Many years ago I owned a record shop so when I was in Belfast I was delighted to meet Terri Hooley who is a bit of a local hero. How I met him is in itself interesting ... I was photographing some Street Art when a taxi driver (part time photographer) started talking to me about my camera (Sony NEX-7) and we had a very long conversation about video cameras and related topics. He suddenly ask me if I knew who Terri Hooley and when I answered yes he introduced me to Terri who was standing behind us.

Good Vibrations is a Belfast record label and store. Founded by Terri Hooley in the early 1970’s, Good Vibrations started out in a small derelict building on Great Victoria Street, Belfast. It is now located on Winetavern Street, Belfast.

Hooley's main objective in starting the company was to introduce punk bands from Northern Ireland to the rest of the United Kingdom, as he did not believe Northern groups were given enough attention.

The label's first recording was for a local band called Rudi, a single called "Big Time". Hooley would later sign groups such as Victim, The Moondogs, The Shapes, Protex, The Outcasts, The Tearjerkers and The Undertones.

When the Undertones' "Teenage Kicks" came out, he "hustled it around every record company in London and they all hated it. I came back to Belfast and cried my eyes out. That night John Peel played it on the radio and said, ‘wasn't that the most wonderful record you've heard in your life?' and played it again."

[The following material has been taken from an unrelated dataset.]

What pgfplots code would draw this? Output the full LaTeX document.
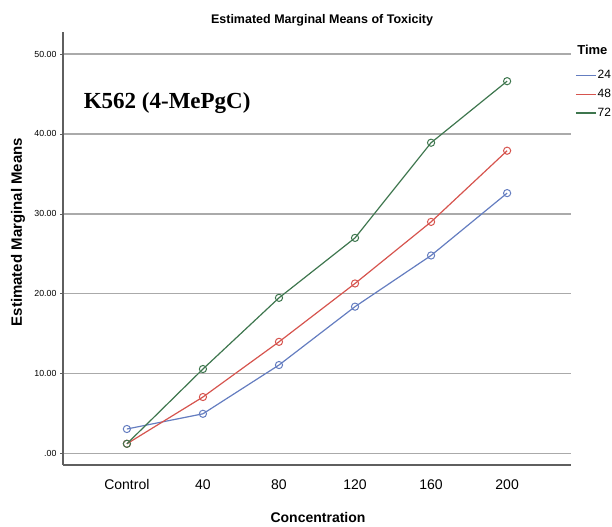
\documentclass[border=0pt]{standalone}
\usepackage{pgfplots}
\pgfplotsset{compat=1.18}
\usepackage{fontspec}
\setmainfont{Liberation Sans}
\newfontfamily\timesfont{Liberation Serif}
\definecolor{c24}{RGB}{100,125,192}
\definecolor{c48}{RGB}{214,84,78}
\definecolor{c72}{RGB}{62,118,78}
\definecolor{gridc}{RGB}{170,170,170}
\definecolor{axc}{RGB}{95,95,95}
\begin{document}
\begin{tikzpicture}[x=1pt,y=1pt]
\begin{axis}[
  scale only axis, width=508pt, height=433pt,
  xmin=-0.84, xmax=5.84, ymin=-1.4, ymax=52.75,
  axis x line*=bottom, axis y line*=left,
  axis line style={-, draw=axc, line width=1.3pt},
  xtick={0,1,2,3,4,5},
  xticklabels={Control,40,80,120,160,200},
  ytick={0,10,20,30,40,50},
  yticklabels={.00,10.00,20.00,30.00,40.00,50.00},
  /pgf/number format/assume math mode=true,
  x tick style={draw=none},
  y tick style={draw=axc, line width=0.8pt},
  tick align=outside, major tick length=3pt,
  ymajorgrids, major grid style={draw=gridc, line width=1.2pt},
  xticklabel style={font=\fontsize{14}{16}\selectfont, yshift=-8pt},
  yticklabel style={font=\fontsize{8.8}{10}\selectfont},
  title={Estimated Marginal Means of Toxicity},
  title style={at={(axis description cs:0.51,1.0)}, anchor=base, yshift=2pt, font=\bfseries\fontsize{12.5}{14}\selectfont},
  xlabel={Concentration},
  xlabel style={at={(axis description cs:0.502,-0.1224)}, anchor=center, font=\bfseries\fontsize{14}{16}\selectfont},
  ylabel={Estimated Marginal Means},
  ylabel style={at={(axis description cs:-0.0886,0.538)}, anchor=center, font=\bfseries\fontsize{15}{17}\selectfont},
  legend style={at={(axis description cs:1.008,0.914)}, anchor=north west, draw=none, fill=none,
    inner sep=0pt, row sep=7pt, font=\fontsize{12}{14}\selectfont, nodes={inner sep=1pt}},
  legend cell align=left,
  legend image code/.code={\draw[#1, mark=none, line width=1.4pt] (0pt,0pt) -- (20pt,0pt);},
  every axis plot/.append style={line width=1.2pt, mark=o, mark size=3.6pt, mark options={line width=1pt}},
  clip=false,
]
\addplot[c24] coordinates {(0,3.1) (1,5.0) (2,11.1) (3,18.4) (4,24.8) (5,32.6)};
\addlegendentry{24}
\addplot[c48] coordinates {(0,1.25) (1,7.1) (2,14.0) (3,21.3) (4,29.0) (5,37.9)};
\addlegendentry{48}
\addplot[c72] coordinates {(0,1.25) (1,10.6) (2,19.5) (3,27.0) (4,38.9) (5,46.6)};
\addlegendentry{72}
\node[font=\timesfont\bfseries\fontsize{23}{26}\selectfont] at (axis description cs:0.205,0.836) {K562 (4-MePgC)};
\node[anchor=west, inner sep=0pt, font=\bfseries\fontsize{13}{15}\selectfont] at (axis description cs:1.012,0.958) {Time};
\coordinate (bbsw) at (axis description cs:-0.12402,-0.14319);
\coordinate (bbne) at (axis description cs:1.08071,1.07390);
\end{axis}
\pgfresetboundingbox
\path[use as bounding box] (bbsw) rectangle (bbne);
\end{tikzpicture}
\end{document}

The company also put on concerts around Northern Ireland, hiring hotel function rooms, church halls, youth clubs, and any other available venues. Good Vibrations hosted the first ever International Festival of Punk and New Wave at the Belfast Royal Ulster Hall over two nights in 1980 featuring almost the entire roster of the label's bands and other punk acts such as The Saints.

Despite growing popularity Good Vibrations filed bankruptcy in 1982, just as the first wave of British punk had officially died. Bands that had gone to London, such as Protex and Rudi, went back to Hooley – and Belfast. Hooley's friends later got him a shop called Vintage Records, Co. just around the corner from Good Vibrations.